Sorry, I just met my quota for answering the same question for the umpteenth time. Try reading the thread. You shouldn't need to go back more than a dozen pages.
Ya, then something else was answered a hundred pages ago, and something else a thousand pages before that.

That's why I asked if there was a resolution already reached. I don't have a few loose weeks to reread this massive thread, which at a bi-yearly glance, seems incomprehensible.
 
You pretty sure about A) every transwoman posing a threat, and B) that threat applying to 100% of women?

Pretty sure we need neither to make a risk assessment. Just like requiring that unlicensed drivers stay off the road requires neither
A) every unlicensed driver in the world being unsafer, nor
B) that 100% of humans are at risk from them. (I mean, pretty sure they're not gonna ride over the folks at the antarctic research station:p)
 
That's why I asked if there was a resolution already reached. I don't have a few loose weeks to reread this massive thread, which at a bi-yearly glance, seems incomprehensible.

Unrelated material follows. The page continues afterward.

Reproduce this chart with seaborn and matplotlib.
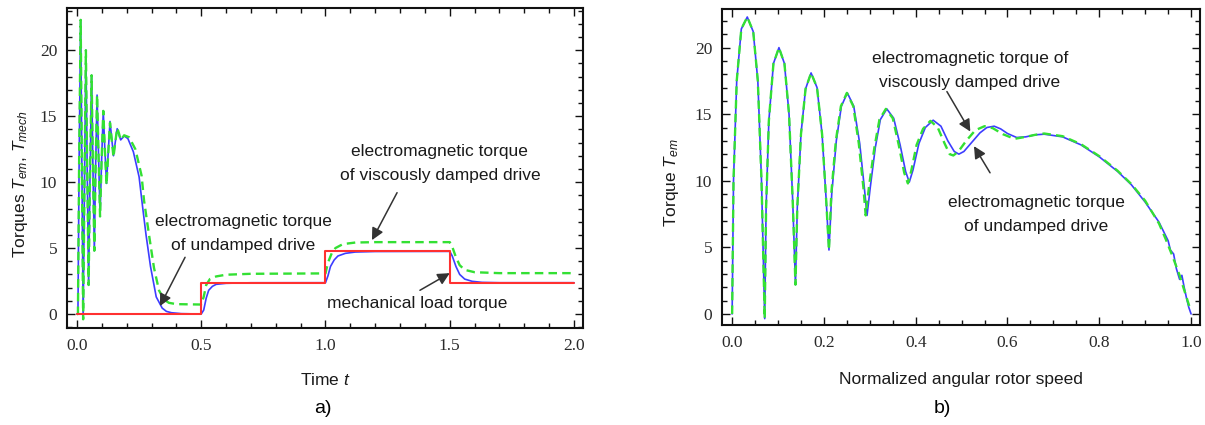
import numpy as np
import pandas as pd
import matplotlib
matplotlib.use('Agg')
import matplotlib.pyplot as plt
from matplotlib.ticker import MultipleLocator, FormatStrFormatter
import seaborn as sns

# a) torques over time
t_undamped = [0.0, 0.004, 0.009, 0.015, 0.02, 0.025, 0.031, 0.036, 0.041, 0.047,
              0.053, 0.059, 0.064, 0.070, 0.075, 0.081, 0.087, 0.093, 0.099, 0.106,
              0.112, 0.119, 0.126, 0.133, 0.14, 0.147, 0.154, 0.162, 0.169, 0.176,
              0.19, 0.205, 0.227, 0.25, 0.265, 0.278, 0.296, 0.319, 0.343, 0.36,
              0.38, 0.42, 0.5, 0.51, 0.52, 0.53, 0.545, 0.56, 0.6, 0.7,
              1.0, 1.01, 1.02, 1.035, 1.05, 1.08, 1.12, 1.2, 1.5, 1.51,
              1.525, 1.54, 1.56, 1.59, 1.63, 1.7, 2.0]
T_undamped = [0.0, 0.0, 12.0, 22.3, 11.0, -0.35, 11.0, 20.0, 11.5, 2.2,
              11.0, 18.1, 11.5, 4.8, 11.0, 16.6, 12.0, 7.4, 11.5, 15.4,
              12.6, 9.9, 12.3, 14.6, 13.3, 12.0, 13.0, 14.05, 13.6, 13.2,
              13.5, 13.3, 12.3, 10.4, 8.0, 6.0, 3.6, 1.3, 0.45, 0.2,
              0.1, 0.03, 0.0, 0.3, 1.2, 1.8, 2.1, 2.25, 2.33, 2.37,
              2.375, 2.9, 3.6, 4.1, 4.4, 4.6, 4.7, 4.74, 4.75, 4.4,
              3.6, 3.0, 2.65, 2.48, 2.4, 2.375, 2.375]

t_damped = [0.0, 0.004, 0.009, 0.015, 0.02, 0.025, 0.031, 0.036, 0.041, 0.047,
            0.053, 0.059, 0.064, 0.070, 0.075, 0.081, 0.087, 0.093, 0.099, 0.106,
            0.112, 0.119, 0.126, 0.133, 0.14, 0.147, 0.154, 0.162, 0.169, 0.176,
            0.19, 0.21, 0.235, 0.26, 0.27, 0.29, 0.31, 0.33, 0.35, 0.37,
            0.4, 0.5, 0.51, 0.52, 0.535, 0.56, 0.6, 0.7, 1.0, 1.01,
            1.025, 1.04, 1.07, 1.12, 1.2, 1.5, 1.51, 1.525, 1.54, 1.56,
            1.6, 1.7, 2.0]
T_damped = [0.0, 0.0, 12.0, 22.3, 11.0, -0.4, 11.0, 20.0, 11.5, 2.2,
            11.0, 18.1, 11.5, 4.8, 11.0, 16.6, 12.0, 7.4, 11.5, 15.4,
            12.6, 9.8, 12.2, 14.5, 13.2, 11.9, 13.0, 14.1, 13.7, 13.2,
            13.55, 13.4, 12.5, 10.5, 8.6, 6.0, 3.5, 1.8, 1.1, 0.85,
            0.75, 0.72, 1.3, 2.2, 2.65, 2.85, 2.98, 3.05, 3.08, 3.9,
            4.6, 5.0, 5.3, 5.42, 5.45, 5.45, 5.1, 4.3, 3.7, 3.35,
            3.17, 3.1, 3.1]

t_load = [0.0, 0.5, 1.0, 1.5, 2.0]
T_load = [0.0, 2.375, 4.75, 2.375, 2.375]

# b) torque over normalized speed during run-up
w_undamped = [0.0, 0.003, 0.01, 0.02, 0.033, 0.046, 0.056, 0.064, 0.071,
              0.074, 0.08, 0.09, 0.102, 0.114, 0.124, 0.132, 0.138,
              0.142, 0.15, 0.16, 0.172, 0.185, 0.196, 0.205, 0.211,
              0.217, 0.227, 0.238, 0.251, 0.265, 0.278, 0.288, 0.294,
              0.301, 0.312, 0.323, 0.337, 0.352, 0.366, 0.378, 0.386,
              0.394, 0.407, 0.421, 0.438, 0.455, 0.47, 0.484, 0.494,
              0.505, 0.52, 0.54, 0.555, 0.571, 0.585, 0.6, 0.62, 0.64, 0.66,
              0.68, 0.72, 0.76, 0.8, 0.84, 0.87, 0.9, 0.93, 0.95, 0.955,
              0.962, 0.968, 0.975, 0.98, 0.985, 0.99, 0.995, 1.0]
Tw_undamped = [0.0, 10.0, 17.5, 21.4, 22.3, 21.2, 17.5, 10.0, -0.35,
               8.0, 14.5, 18.8, 20.0, 18.8, 15.0, 8.5, 2.2,
               8.0, 13.5, 16.9, 18.1, 17.0, 13.5, 8.5, 4.8,
               9.0, 13.0, 15.6, 16.6, 15.6, 12.8, 9.5, 7.4,
               9.5, 12.5, 14.6, 15.4, 14.7, 12.7, 10.7, 9.9,
               10.8, 12.8, 14.0, 14.55, 14.1, 13.0, 12.2, 12.0,
               12.2, 12.8, 13.6, 14.0, 14.1, 13.9, 13.55, 13.25, 13.3, 13.45,
               13.5, 13.3, 12.7, 11.8, 10.7, 9.7, 8.4, 6.9, 5.5, 4.8,
               4.5, 3.4, 2.6, 2.9, 2.0, 1.2, 0.5, 0.0]

w_damped = [0.0, 0.003, 0.01, 0.02, 0.033, 0.046, 0.056, 0.064, 0.071,
            0.074, 0.08, 0.09, 0.102, 0.114, 0.124, 0.132, 0.138,
            0.142, 0.15, 0.16, 0.172, 0.185, 0.196, 0.205, 0.211,
            0.216, 0.226, 0.237, 0.25, 0.264, 0.276, 0.286, 0.291,
            0.298, 0.31, 0.321, 0.335, 0.35, 0.363, 0.375, 0.383,
            0.39, 0.402, 0.416, 0.432, 0.448, 0.463, 0.474, 0.482,
            0.493, 0.51, 0.53, 0.55, 0.568, 0.59, 0.615, 0.64, 0.66,
            0.68, 0.72, 0.76, 0.8, 0.84, 0.87, 0.9, 0.93, 0.945, 0.96,
            0.975, 0.985, 0.996]
Tw_damped = [0.0, 10.0, 17.5, 21.4, 22.3, 21.2, 17.5, 10.0, -0.35,
             8.0, 14.5, 18.8, 20.0, 18.8, 15.0, 8.5, 2.2,
             8.0, 13.5, 16.9, 18.1, 17.0, 13.5, 8.5, 4.8,
             9.0, 13.0, 15.6, 16.6, 15.6, 12.8, 9.5, 7.4,
             9.5, 12.5, 14.6, 15.4, 14.7, 12.7, 10.6, 9.8,
             10.7, 12.7, 13.9, 14.5, 14.0, 12.8, 12.0, 11.9,
             12.2, 13.0, 13.8, 14.1, 13.95, 13.5, 13.15, 13.3, 13.45,
             13.55, 13.35, 12.75, 11.85, 10.75, 9.75, 8.5, 6.8, 5.6, 4.3,
             2.9, 1.8, 0.6]

blue = '#3d3dff'
green = '#33e033'
red = '#ff3030'
txt = '#1a1a1a'

sns.set_style('ticks')
plt.rcParams['font.family'] = ['Liberation Sans', 'DejaVu Sans']
plt.rcParams['mathtext.fontset'] = 'custom'
plt.rcParams['mathtext.it'] = 'Liberation Sans:italic'
plt.rcParams['mathtext.rm'] = 'Liberation Sans'

fig = plt.figure(figsize=(12.05, 4.25), dpi=100)
ax1 = fig.add_axes([0.0556, 0.2282, 0.4282, 0.753])
ax2 = fig.add_axes([0.5992, 0.2353, 0.3967, 0.7435])

df_u = pd.DataFrame({'t': t_undamped, 'T': T_undamped})
df_d = pd.DataFrame({'t': t_damped, 'T': T_damped})
df_l = pd.DataFrame({'t': t_load, 'T': T_load})

sns.lineplot(data=df_u, x='t', y='T', ax=ax1, color=blue, lw=1.2,
             estimator=None, sort=False)
sns.lineplot(data=df_d, x='t', y='T', ax=ax1, color=green, lw=1.7,
             linestyle=(0, (3.6, 2.2)), estimator=None, sort=False)
sns.lineplot(data=df_l, x='t', y='T', ax=ax1, color=red, lw=1.5,
             drawstyle='steps-post', estimator=None, sort=False)

df_wu = pd.DataFrame({'w': w_undamped, 'T': Tw_undamped})
df_wd = pd.DataFrame({'w': w_damped, 'T': Tw_damped})
sns.lineplot(data=df_wu, x='w', y='T', ax=ax2, color=blue, lw=1.2,
             estimator=None, sort=False)
sns.lineplot(data=df_wd, x='w', y='T', ax=ax2, color=green, lw=1.7,
             linestyle=(0, (3.6, 2.2)), estimator=None, sort=False)

ax1.set_xlim(-0.04, 2.036)
ax1.set_ylim(-1.06, 23.2)
ax2.set_xlim(-0.022, 1.0196)
ax2.set_ylim(-0.83, 22.9)

ax1.xaxis.set_major_locator(MultipleLocator(0.5))
ax1.xaxis.set_minor_locator(MultipleLocator(0.1))
ax2.xaxis.set_major_locator(MultipleLocator(0.2))
ax2.xaxis.set_minor_locator(MultipleLocator(0.05))
for ax in (ax1, ax2):
    ax.xaxis.set_major_formatter(FormatStrFormatter('%.1f'))
    ax.yaxis.set_major_locator(MultipleLocator(5))
    ax.yaxis.set_minor_locator(MultipleLocator(1))
    ax.tick_params(which='both', direction='in', top=True, right=True,
                   width=1, colors='#111111')
    ax.tick_params(which='major', length=6, labelsize=12.5, pad=7)
    ax.tick_params(which='minor', length=3.5)
    for lab in ax.get_xticklabels() + ax.get_yticklabels():
        lab.set_family('Liberation Serif')
        lab.set_color('#2a2a2a')
    for sp in ax.spines.values():
        sp.set_linewidth(1.5)
        sp.set_color('#111111')

ax1.set_xlabel(r'Time $t$', fontsize=12.5, color=txt)
ax1.set_ylabel(r'Torques $T_{em}$, $T_{mech}$', fontsize=12.5, color=txt)
ax1.xaxis.set_label_coords(0.5, -0.137)
ax1.yaxis.set_label_coords(-0.072, 0.45)
ax2.set_xlabel('Normalized angular rotor speed', fontsize=12.5, color=txt)
ax2.set_ylabel(r'Torque $T_{em}$', fontsize=12.5, color=txt)
ax2.xaxis.set_label_coords(0.5, -0.149)
ax2.yaxis.set_label_coords(-0.085, 0.45)

fig.text(0.268, 0.038, 'a)', fontsize=14, ha='center', va='center', color='black')
fig.text(0.782, 0.038, 'b)', fontsize=14, ha='center', va='center', color='black')

arrow = dict(arrowstyle='-|>', color='#333333', lw=1.1, mutation_scale=18,
             shrinkA=0, shrinkB=0)
ann = dict(fontsize=12.5, color=txt, ha='center', va='center', linespacing=1.75)

ax1.text(0.67, 6.1, 'electromagnetic torque\nof undamped drive', **ann)
ax1.annotate('', xy=(0.334, 0.6), xytext=(0.435, 4.3), arrowprops=arrow)
ax1.text(1.46, 11.4, 'electromagnetic torque\nof viscously damped drive', **ann)
ax1.annotate('', xy=(1.187, 5.6), xytext=(1.288, 9.2), arrowprops=arrow)
ax1.text(1.37, 0.83, 'mechanical load torque', **ann)
ax1.annotate('', xy=(1.50, 3.1), xytext=(1.38, 1.8), arrowprops=arrow)

ax2.text(0.518, 18.3, 'electromagnetic torque of\nviscously damped drive', **ann)
ax2.annotate('', xy=(0.519, 13.7), xytext=(0.468, 16.7), arrowprops=arrow)
ax2.annotate('', xy=(0.527, 12.6), xytext=(0.562, 10.6), arrowprops=arrow)
ax2.text(0.662, 7.45, 'electromagnetic torque\nof undamped drive', **ann)

fig.savefig('out.png', dpi=100)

I always found it funny when people obviously have the time to spend days arguing an issue, but don't have the time to read half a dozen pages or so back to see the evidence already presented. Repeatedly. I mean, we're on page 54, and you had some statistics for sex offences in message #1,940 on page 49. That's literally just 5 pages back.

And it actually was just 1 (ONE) page back or so when you joined the fray on page 50. Literally the previous page. And was still being discussed on the same page 50 where you joined the discussion. My last message discussing that statistic was literally on the same page 50 where you joined, exactly the 16th message from the bottom of the page at that point.

I mean, I dunno, if you're not interested in something to do even that absolutely minimal reading, fair enough, but maybe you shouldn't be arguing about it, rather than insisting that we have another reset and it goes round and round like the wheels on the bus just for you. Just an idea.

I mean, if you complain about the thread being a mile long, that's how it got to be this long in the first place.